What the exercise asks:
Copy each line of the listing below exactly.

Task inputs:
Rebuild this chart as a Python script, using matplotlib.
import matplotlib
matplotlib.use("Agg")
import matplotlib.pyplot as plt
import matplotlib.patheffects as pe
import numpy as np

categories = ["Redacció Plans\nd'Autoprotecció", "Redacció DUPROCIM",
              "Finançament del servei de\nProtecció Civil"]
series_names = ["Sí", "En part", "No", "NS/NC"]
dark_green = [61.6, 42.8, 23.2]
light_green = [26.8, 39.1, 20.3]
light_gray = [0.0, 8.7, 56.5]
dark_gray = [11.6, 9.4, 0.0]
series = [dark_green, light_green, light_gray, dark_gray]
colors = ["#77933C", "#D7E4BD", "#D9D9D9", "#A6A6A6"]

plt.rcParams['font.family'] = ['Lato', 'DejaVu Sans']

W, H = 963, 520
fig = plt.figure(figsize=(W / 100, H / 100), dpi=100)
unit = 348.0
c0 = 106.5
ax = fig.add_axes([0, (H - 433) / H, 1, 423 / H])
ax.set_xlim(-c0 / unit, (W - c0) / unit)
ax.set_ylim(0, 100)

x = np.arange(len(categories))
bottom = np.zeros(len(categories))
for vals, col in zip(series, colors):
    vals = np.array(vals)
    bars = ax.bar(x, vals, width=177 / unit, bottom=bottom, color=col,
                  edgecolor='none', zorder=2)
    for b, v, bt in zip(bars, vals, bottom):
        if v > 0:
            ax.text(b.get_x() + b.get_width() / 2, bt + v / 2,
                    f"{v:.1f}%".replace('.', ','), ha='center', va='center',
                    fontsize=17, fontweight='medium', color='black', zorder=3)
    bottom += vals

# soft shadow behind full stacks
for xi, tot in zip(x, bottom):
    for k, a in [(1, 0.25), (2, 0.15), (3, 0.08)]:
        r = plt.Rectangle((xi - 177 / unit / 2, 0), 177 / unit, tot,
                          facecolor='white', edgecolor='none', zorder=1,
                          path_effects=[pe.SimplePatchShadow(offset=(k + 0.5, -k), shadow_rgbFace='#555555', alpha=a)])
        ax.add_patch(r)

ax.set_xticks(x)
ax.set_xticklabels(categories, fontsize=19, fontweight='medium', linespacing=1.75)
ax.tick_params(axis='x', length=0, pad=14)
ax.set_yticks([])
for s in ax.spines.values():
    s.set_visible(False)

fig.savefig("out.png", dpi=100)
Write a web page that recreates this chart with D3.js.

Response for this exercise:
Rebuild this chart as a Python script, using matplotlib.
import matplotlib
matplotlib.use("Agg")
import matplotlib.pyplot as plt
import matplotlib.patheffects as pe
import numpy as np

categories = ["Redacció Plans\nd'Autoprotecció", "Redacció DUPROCIM",
              "Finançament del servei de\nProtecció Civil"]
series_names = ["Sí", "En part", "No", "NS/NC"]
dark_green = [61.6, 42.8, 23.2]
light_green = [26.8, 39.1, 20.3]
light_gray = [0.0, 8.7, 56.5]
dark_gray = [11.6, 9.4, 0.0]
series = [dark_green, light_green, light_gray, dark_gray]
colors = ["#77933C", "#D7E4BD", "#D9D9D9", "#A6A6A6"]

plt.rcParams['font.family'] = ['Lato', 'DejaVu Sans']

W, H = 963, 520
fig = plt.figure(figsize=(W / 100, H / 100), dpi=100)
unit = 348.0
c0 = 106.5
ax = fig.add_axes([0, (H - 433) / H, 1, 423 / H])
ax.set_xlim(-c0 / unit, (W - c0) / unit)
ax.set_ylim(0, 100)

x = np.arange(len(categories))
bottom = np.zeros(len(categories))
for vals, col in zip(series, colors):
    vals = np.array(vals)
    bars = ax.bar(x, vals, width=177 / unit, bottom=bottom, color=col,
                  edgecolor='none', zorder=2)
    for b, v, bt in zip(bars, vals, bottom):
        if v > 0:
            ax.text(b.get_x() + b.get_width() / 2, bt + v / 2,
                    f"{v:.1f}%".replace('.', ','), ha='center', va='center',
                    fontsize=17, fontweight='medium', color='black', zorder=3)
    bottom += vals

# soft shadow behind full stacks
for xi, tot in zip(x, bottom):
    for k, a in [(1, 0.25), (2, 0.15), (3, 0.08)]:
        r = plt.Rectangle((xi - 177 / unit / 2, 0), 177 / unit, tot,
                          facecolor='white', edgecolor='none', zorder=1,
                          path_effects=[pe.SimplePatchShadow(offset=(k + 0.5, -k), shadow_rgbFace='#555555', alpha=a)])
        ax.add_patch(r)

ax.set_xticks(x)
ax.set_xticklabels(categories, fontsize=19, fontweight='medium', linespacing=1.75)
ax.tick_params(axis='x', length=0, pad=14)
ax.set_yticks([])
for s in ax.spines.values():
    s.set_visible(False)

fig.savefig("out.png", dpi=100)
Write a web page that recreates this chart with D3.js.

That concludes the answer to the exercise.